Едва советские войска вошли в Латвию, как запретили иврит, а нам,
школьникам, объявили, что со следующего учебного года школ на идиш не будет.
Разогнали эти школы тут же, не дожидаясь следующего года. Тогда же закрыли
все еврейские организации, даже спортивные и религиозные. Разогнали
еврейскую общину, еврейские больницы, дома для престарелых, детские приюты.
Закрыли еврейские библиотеки. После войны уничтожили синагоги, которые
гитлеровцы не успели стереть с лица земли.
Государственный антисемитизм, не стихавший ни в сталинской, ни в
послесталинской России ни на час, был первой спичкой, поднесенной к тому
горючему конгломерату, который назывался советскими газетами дружбой
народов. Бикфордов шнур поджег не кто иной, как наш дорогой партийный
аппарат -- главная власть и в центре, и на местах. Теперь он как бы поджал
когти, выталкивая вперед для маскировки боевиков типа "Памяти"...
Не знаю, может быть, со мной не согласятся многие, в том числе иные
ветераны, мои уважаемые соавторы, которые пишут о своей ностальгии; я
ностальгии по неволе не испытываю.
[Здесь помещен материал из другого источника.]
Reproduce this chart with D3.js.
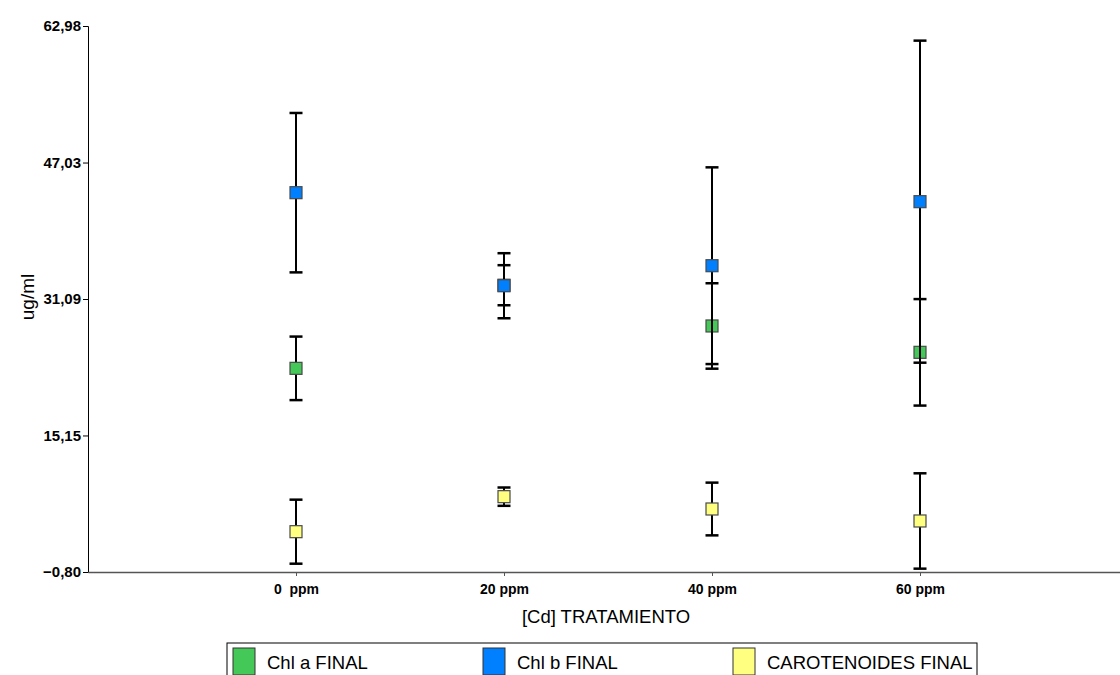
<!DOCTYPE html>
<html>
<head>
<meta charset="utf-8">
<script src="https://cdn.jsdelivr.net/npm/d3@7"></script>
<style>
  body { margin: 0; background: #fff; }
  svg { display: block; font-family: "Liberation Sans", Arial, sans-serif; }
  .tickLbl { font-weight: bold; font-size: 14px; fill: #000; }
</style>
</head>
<body>
<div id="chart"></div>
<script>
// categories / tick labels
const categories = ["0  ppm", "20 ppm", "40 ppm", "60 ppm"];
const yTicks = [-0.80, 15.15, 31.09, 47.03, 62.98];

// series values (mean and error)
const chlA = [22.99, 32.70, 27.94, 24.86];
const chlAErr = [3.71, 2.34, 4.99, 6.22];
const chlB = [43.51, 32.64, 34.98, 42.46];
const chlBErr = [9.31, 3.80, 11.49, 18.81];
const carot = [3.91, 8.00, 6.56, 5.16];
const carotErr = [3.74, 1.07, 3.08, 5.57];

const seriesNames = ["Chl a FINAL", "Chl b FINAL", "CAROTENOIDES FINAL"];
const seriesColors = ["#44c858", "#0080ff", "#ffff80"];

const width = 1120, height = 675;
const margin = {top: 26, left: 88};
const innerW = 1040, innerH = 546;

const svg = d3.select("#chart").append("svg")
    .attr("width", width)
    .attr("height", height);

const g = svg.append("g")
    .attr("transform", "translate(" + margin.left + "," + margin.top + ")");

const x = d3.scalePoint().domain(categories).range([0, innerW]).padding(1);
const y = d3.scaleLinear().domain([-0.80, 62.98]).range([innerH, 0]);

// y axis
const yAxisG = g.append("g")
    .call(d3.axisLeft(y).tickValues(yTicks).tickSize(5)
        .tickFormat(d => d3.format(".2f")(d).replace(".", ",")));
yAxisG.select(".domain").attr("stroke", "#000");
yAxisG.selectAll(".tick line").attr("stroke", "#000");
yAxisG.selectAll(".tick text").attr("class", "tickLbl").attr("x", -7)
    .style("font-size", "15px");

// x axis
const xAxisG = g.append("g")
    .attr("transform", "translate(0," + innerH + ")")
    .call(d3.axisBottom(x).tickSize(4).tickSizeOuter(0));
xAxisG.select(".domain").attr("stroke", "#555").attr("stroke-width", 1.5);
xAxisG.selectAll(".tick line").attr("stroke", "#555");
xAxisG.selectAll(".tick text").attr("class", "tickLbl").attr("y", 12)
    .style("white-space", "pre");

// axis titles
svg.append("text")
    .attr("transform", "rotate(-90)")
    .attr("x", -297)
    .attr("y", 34)
    .attr("text-anchor", "middle")
    .attr("font-size", 19)
    .text("ug/ml");

svg.append("text")
    .attr("x", 606)
    .attr("y", 623)
    .attr("text-anchor", "middle")
    .attr("font-size", 18.5)
    .text("[Cd] TRATAMIENTO");

// data
const series = [
    {name: seriesNames[0], values: chlA, errs: chlAErr, color: seriesColors[0]},
    {name: seriesNames[1], values: chlB, errs: chlBErr, color: seriesColors[1]},
    {name: seriesNames[2], values: carot, errs: carotErr, color: seriesColors[2]}
];

const capW = 13, markSize = 12;

series.forEach(s => {
    const pts = categories.map((c, i) => ({cat: c, v: s.values[i], e: s.errs[i]}));
    const sg = g.append("g").attr("class", "series");

    sg.selectAll(".errLine").data(pts).join("line")
        .attr("x1", d => x(d.cat)).attr("x2", d => x(d.cat))
        .attr("y1", d => y(d.v + d.e)).attr("y2", d => y(d.v - d.e))
        .attr("stroke", "#000").attr("stroke-width", 2);

    [1, -1].forEach(sign => {
        sg.selectAll(".cap" + sign).data(pts).join("line")
            .attr("x1", d => x(d.cat) - capW / 2).attr("x2", d => x(d.cat) + capW / 2)
            .attr("y1", d => y(d.v + sign * d.e)).attr("y2", d => y(d.v + sign * d.e))
            .attr("stroke", "#000").attr("stroke-width", 2.5);
    });

    sg.selectAll("rect").data(pts).join("rect")
        .attr("x", d => x(d.cat) - markSize / 2)
        .attr("y", d => y(d.v) - markSize / 2)
        .attr("width", markSize).attr("height", markSize)
        .attr("fill", s.color)
        .attr("stroke", "#4a4a4a").attr("stroke-width", 1.2);
});

// legend
const legend = svg.append("g").attr("transform", "translate(227,643)");
legend.append("rect")
    .attr("width", 750).attr("height", 45)
    .attr("fill", "#fff").attr("stroke", "#000").attr("stroke-width", 1);

const legItems = legend.selectAll(".legItem").data(series).join("g")
    .attr("transform", (d, i) => "translate(" + (6 + i * 250) + ",5)");
legItems.append("rect")
    .attr("width", 22).attr("height", 27)
    .attr("fill", d => d.color)
    .attr("stroke", "#333").attr("stroke-width", 1);
legItems.append("text")
    .attr("x", 34).attr("y", 21)
    .attr("font-size", 18.5)
    .text(d => d.name);
</script>
</body>
</html>
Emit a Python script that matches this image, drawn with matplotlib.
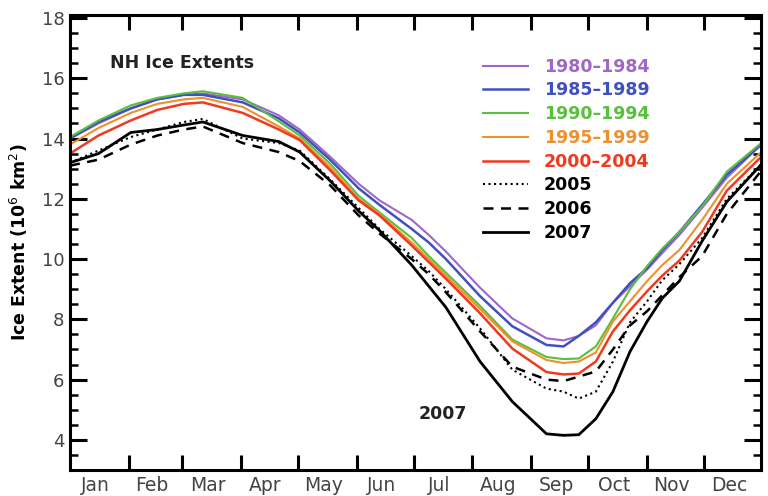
import matplotlib
matplotlib.use("Agg")
import matplotlib.pyplot as plt
from matplotlib.ticker import MultipleLocator, FixedLocator, NullFormatter

plt.rcParams['font.family'] = ['DejaVu Sans']

days = [0, 15, 32, 46, 60, 70, 91, 110, 121, 137, 152, 163, 180, 189, 198,
        216, 233, 251, 260, 268, 277, 286, 295, 304, 312, 321, 333, 346, 365]

ext_1980_1984 = [14.0, 14.5, 15.0, 15.3, 15.45, 15.5, 15.3, 14.77, 14.3, 13.4, 12.5, 11.95, 11.3, 10.8, 10.25,
                 9.05, 8.03, 7.37, 7.3, 7.45, 7.8, 8.55, 9.1, 9.65, 10.2, 10.8, 11.7, 12.7, 13.85]
ext_1985_1989 = [14.0, 14.55, 15.0, 15.3, 15.45, 15.45, 15.2, 14.67, 14.2, 13.3, 12.35, 11.8, 11.0, 10.55, 10.0,
                 8.77, 7.77, 7.15, 7.1, 7.45, 7.9, 8.55, 9.2, 9.7, 10.3, 10.9, 11.8, 12.8, 13.85]
ext_1990_1994 = [14.05, 14.6, 15.1, 15.35, 15.5, 15.57, 15.35, 14.57, 14.1, 13.17, 12.1, 11.55, 10.7, 10.1, 9.55,
                 8.45, 7.33, 6.75, 6.68, 6.7, 7.1, 8.03, 9.0, 9.77, 10.35, 10.9, 11.75, 12.9, 13.9]
ext_1995_1999 = [13.8, 14.35, 14.85, 15.15, 15.3, 15.35, 15.05, 14.4, 14.0, 13.05, 12.0, 11.5, 10.55, 10.0, 9.45,
                 8.35, 7.27, 6.65, 6.55, 6.6, 6.9, 7.93, 8.6, 9.27, 9.8, 10.3, 11.3, 12.5, 13.6]
ext_2000_2004 = [13.5, 14.1, 14.6, 14.95, 15.15, 15.2, 14.85, 14.3, 13.95, 12.95, 11.95, 11.45, 10.45, 9.9, 9.35,
                 8.2, 7.03, 6.25, 6.17, 6.2, 6.6, 7.6, 8.3, 8.93, 9.45, 9.95, 10.9, 12.27, 13.45]
ext_2005 = [13.2, 13.6, 14.05, 14.3, 14.55, 14.65, 14.0, 13.85, 13.6, 12.65, 11.7, 11.0, 10.1, 9.6, 9.0,
            7.7, 6.33, 5.7, 5.6, 5.37, 5.6, 6.6, 7.9, 8.6, 9.3, 9.83, 10.7, 12.0, 13.2]
ext_2006 = [13.1, 13.3, 13.8, 14.1, 14.3, 14.4, 13.85, 13.55, 13.25, 12.45, 11.45, 10.85, 10.0, 9.5, 8.9,
            7.6, 6.43, 6.0, 5.95, 6.1, 6.27, 7.0, 7.8, 8.27, 8.8, 9.4, 10.1, 11.5, 13.0]
ext_2007 = [13.2, 13.5, 14.2, 14.3, 14.45, 14.55, 14.1, 13.9, 13.55, 12.6, 11.6, 10.95, 9.8, 9.1, 8.4,
            6.6, 5.27, 4.2, 4.15, 4.17, 4.7, 5.6, 6.93, 7.93, 8.7, 9.27, 10.6, 11.9, 13.2]

series_labels = ["1980\u20131984", "1985\u20131989", "1990\u20131994", "1995\u20131999",
                 "2000\u20132004", "2005", "2006", "2007"]
month_starts = [0, 31, 59, 90, 120, 151, 181, 212, 243, 273, 304, 334, 365]
month_labels = ["Jan", "Feb", "Mar", "Apr", "May", "Jun", "Jul", "Aug", "Sep", "Oct", "Nov", "Dec"]

colors = ['#a066c8', '#4050c0', '#58c03c', '#f0902c', '#f03a20', 'black', 'black', 'black']
styles = ['-', '-', '-', '-', '-', ':', (0, (4, 3)), '-']
widths = [1.5, 1.8, 1.5, 1.5, 1.8, 1.5, 1.8, 2.0]
data = [ext_1980_1984, ext_1985_1989, ext_1990_1994, ext_1995_1999, ext_2000_2004,
        ext_2005, ext_2006, ext_2007]

fig = plt.figure(figsize=(7.68, 4.96), dpi=100)
ax = fig.add_axes([70/768, 1-470/496, 691/768, 455/496])

for y, c, ls, lw, lab in zip(data, colors, styles, widths, series_labels):
    ax.plot(days, y, color=c, linestyle=ls, linewidth=lw, label=lab)

ax.set_xlim(0, 364)
ax.set_ylim(3, 18.1)

ax.yaxis.set_major_locator(MultipleLocator(2))
ax.yaxis.set_minor_locator(MultipleLocator(0.5))
ax.set_yticks([4, 6, 8, 10, 12, 14, 16, 18])

ax.xaxis.set_major_locator(FixedLocator(month_starts[1:-1]))
ax.xaxis.set_major_formatter(NullFormatter())
mids = [(month_starts[i] + month_starts[i+1]) / 2 - 2 for i in range(12)]
ax.xaxis.set_minor_locator(FixedLocator(mids))
ax.set_xticklabels(month_labels, minor=True)

ax.tick_params(axis='y', which='major', direction='in', length=12, width=2.2,
               left=True, right=True, labelsize=13, labelcolor='#444444', pad=4)
ax.tick_params(axis='y', which='minor', direction='in', length=6, width=1.8, left=True, right=True)
ax.tick_params(axis='x', which='major', direction='in', length=11, width=2.2, top=True, bottom=True)
ax.tick_params(axis='x', which='minor', length=0, labelsize=13.5, labelcolor='#444444', pad=4)

for s in ax.spines.values():
    s.set_linewidth(2.2)

ax.set_ylabel("Ice Extent (10$^{6}$ km$^{2}$)", fontsize=12.5, fontweight='bold', labelpad=8)

ax.text(0.058, 0.894, "NH Ice Extents", transform=ax.transAxes, fontsize=12.5,
        fontweight='bold', color='#222222', ha='left', va='center')
ax.text(0.505, 0.124, "2007", transform=ax.transAxes, fontsize=12.5,
        fontweight='bold', color='#222222', ha='left', va='center')

leg = ax.legend(loc='upper left', bbox_to_anchor=(0.598, 0.906), frameon=False,
                prop={'weight': 'bold', 'size': 12.5}, handlelength=2.6, handletextpad=0.9,
                labelspacing=0.33, borderpad=0, borderaxespad=0,
                labelcolor=colors)

fig.savefig("out.png", dpi=100)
Не испытываю тоски по российскому
шовинизму тоже.
Как и по лагерному беззаконию без конца и края, которое называется
однопартийной системой.
Будьте вы все здоровы! И не считайте меня врагом социализма.
Я социализму друг, товарищ и брат. Только скандинавскому да отчасти
канадскому, который и сам живет, и другим дает...
ПОСЛЕСЛОВИЕ
Мы завершаем свой путь в благословенной Канаде. Преувеличиваем ли мы,
давая Канаде эпитет "благословенная"?
Судите сами...
Когда мы уезжали из СССР, у нас, вопреки советским законам, отобрали
гражданство. И, как следствие, отобрали право на пенсию, которую мы тяжким и
многолетним трудом заработали.
А когда прибыли в капиталистическое государство, большинство в
преклонном возрасте, нам, к нашему удивлению, выдали столько разных видов
социальной помощи, которую в СССР не только заработать, но и в мечтах нельзя
представить.
Все мы получили "велфер" (450-- 460 долларов) плюс бесплатное
медицинское обслуживание и бесплатные лекарства, транспортные льготы (50%) и
практически бесплатные квартиры.
Когда у ветеранов войны родилась идея этой книги, нам пошли навстречу и
Бейкрест, где помогают пострадавшим и больным, и федеральное правительство в
Оттаве, финансировавшее это издание. Никто не спрашивал, о чем мы хотим
рассказать. Никто не навязывал своих идей. Непривычная свобода...
Вот почему нет преувеличения в том, что мы назвали Канаду страной
благословенной.
Мы благодарим судьбу за то, что она свела нас с писателем Григорием
Свирским, который пошел нам навстречу: вложил в наши воспоминания свой
талант, свое профессиональное умение. И сделал эту книгу, которую мы
посвящаем нашим детям и внукам. Уже сейчас многие из них не могут поверить в
то, что мы пережили все описанное нами. "Такого не может быть на земле!" --
восклицают они.
И да будет с нами "дорогое неверье детей", как сказал один русский
поэт, прошедший тот же путь, что и мы.